Notre Dame fire devours French history

Flames and smoke rise from a fire at

Flames and smoke rise from a fire at Notre Dame Cathedral in Paris on April 15, 2019. Credit: Bloomberg/Martin Barzilai

A year ago, my then-11-year-old daughter and I bought a smart pink dress, with a matching pink belt and jacket, at a charming boutique along Paris' Champs-Elysées. We had come to the shop after visiting the Cathedral of Notre Dame, and were feeling a little too pleased with ourselves, truth be told. We easily could have been mistaken for sophisticated world travelers.

I snapped a photo of my daughter clutching her prize while crossing a bridge a few blocks from the cathedral that day, just as a young parisienne was peering back over her shoulder to take a full jealous measurement. One can wait a lifetime for a shot like that, if you're into that sort of thing.

We didn't then know that we had been shopping for a funeral dress. A month after we bought the garment, Georgia's grandfather unexpectedly died. It was her first family loss, and the nicest dress she owned. She wore it at his service as somberly as pink allows. Eleven months after that, Notre Dame burned.

Tout ce qui sera sera, as the French say. Whatever will be will be.

Watching the ancient cathedral go up in flames on live TV Monday seemed especially terrible given where the world is today. Another key vestige of our past slipping beneath the awful waters of time and modernity. "Don't let it bring you down," the musician Jimi Hendrix wrote, "It's only castles burning."

These past few years have been difficult ones globally, even as the world enjoys unprecedented levels of prosperity. Like it or not, we're being pushed by technology and other unpredictable factors into an era far different than the imperfect one we've comfortably known. The grinding of historical plates beneath our feet is understandably unsettling.

Indeed, tremendous cultural shifts are taking place, including, notably, the growing loss of organized religion; millions being rendered professionally obsolete and national demographics changing the world over as refugees seek safety from frictional wars seemingly everywhere.

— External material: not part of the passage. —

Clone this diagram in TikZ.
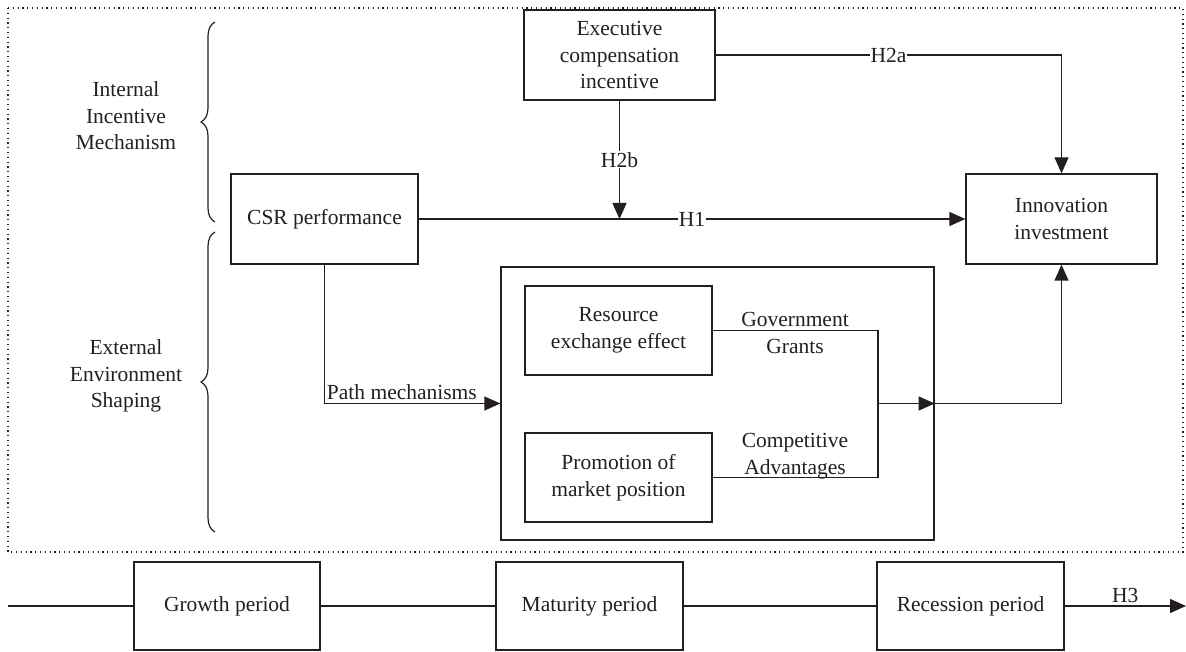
\documentclass[tikz,border=0pt]{standalone}
\usepackage{fontspec}
\setmainfont{Liberation Serif}
\usetikzlibrary{arrows.meta,decorations.pathreplacing,calc}
\definecolor{ink}{HTML}{231F20}
\begin{document}
\begin{tikzpicture}[x=1pt,y=-1pt,line width=1.3pt, draw=ink,
  every node/.style={font=\fontsize{21.5}{26.5}\selectfont, text=ink},
  box/.style={draw=ink, line width=1.3pt, minimum width=#1, align=center, inner sep=2pt},
  box/.default=187pt,
  arr/.style={-{Triangle[length=16pt,width=14pt]}},
  lbl/.style={fill=white, inner sep=1pt},
  brc/.style={decorate, decoration={brace, amplitude=14pt}, line width=1.2pt}]
\useasboundingbox (0,0) rectangle (1186,652);
% frame
\draw[line width=1.2pt, dash pattern=on 1.2pt off 3.6pt] (8,8) rectangle (1183,552);
% braces
\draw[brc] (215,222) -- (215,22);
\draw[brc] (215,532) -- (215,232);
\node[align=center] (iim) at (126,116) {Internal\\Incentive\\Mechanism};
\node[align=center] (ees) at (126,376) {External\\Environment\\Shaping};
% boxes
\node[box=187pt, minimum height=90pt] (csr) at (324.5,219) {CSR performance};
\node[box=191pt, minimum height=90pt] (exec) at (619.5,55) {Executive\\compensation\\incentive};
\node[box=191pt, minimum height=90pt] (innov) at (1061.5,219) {Innovation\\investment};
\node[box=433pt, minimum height=273pt] (big) at (717.5,403.5) {};
\node[box=187pt, minimum height=89pt] (res) at (618.5,330.5) {Resource\\exchange effect};
\node[box=187pt, minimum height=89pt] (prom) at (618.5,477.5) {Promotion of\\market position};
% connectors
\draw[arr] (csr.east) -- node[lbl] {H1} (innov.west);
\draw[arr] (exec.south) -- node[lbl] {H2b} (exec.south |- csr.east);
\draw[arr] (exec.east) -- node[lbl, pos=0.5] {H2a} (exec.east -| innov.north) -- (innov.north);
\draw[arr] (csr.south) |- node[pos=0.72, above, inner sep=3pt] {Path mechanisms} (big.west);
\coordinate (j) at (878,403.5);
\draw (res.east) -| (j);
\draw (prom.east) -| (j);
\draw[arr] (j) -- (big.east);
\draw[arr] (big.east) -| (innov.south);
\node[align=center] (gg) at (795,333) {Government\\Grants};
\node[align=center] (ca) at (795,456) {Competitive\\Advantages};
% bottom row
\node[box=186pt, minimum height=88pt] (growth) at (227,606) {Growth period};
\node[box=187pt, minimum height=88pt] (mat) at (589.5,606) {Maturity period};
\node[box=187pt, minimum height=88pt] (rec) at (970.5,606) {Recession period};
\coordinate (L) at (8,606);
\coordinate (R) at (1186,606);
\draw (L) -- (growth.west);
\draw (growth.east) -- (mat.west);
\draw (mat.east) -- (rec.west);
\draw[arr] (rec.east) -- node[above, inner sep=3pt] {H3} (R);
\end{tikzpicture}
\end{document}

All that, I couldn't help thinking, could been seen in the eyes of many in Paris watching the great cathedral burn. "What next?" they seemed to be asking. "What more of our soul must we surrender?"

It's heartbreaking to think of the irreplaceable religious and historic artifacts that must have been lost in Monday's fire. My mind struggles to remember the tapestries, chalices and mosaics on display, not to mention the sacred bone fragments and other holy relics. Some of these were more than 1,000 years old, predating the cathedral itself. They had survived the 100 Years War, the ideological madness of the French Revolution, and Hitler's rapacious art thieves. All of it gone. Memories. Photographed objects in yellowing catalogues from here on. 

But as day turned to night, as the flames continued to devour French history, and as despondency began to set in among horrified television viewers, a song broke out among the parisiens for all the world to hear. It was the most beautiful "Ave Maria" I’ve ever heard sung, reminding us that things will somehow be made alright again. We are a resilient species; we’ve been here before.

Notre Dame will be rebuilt, Paris will be Paris and whatever will be will be in an ever-changing world.

William F. B. O'Reilly is a consultant to Republicans.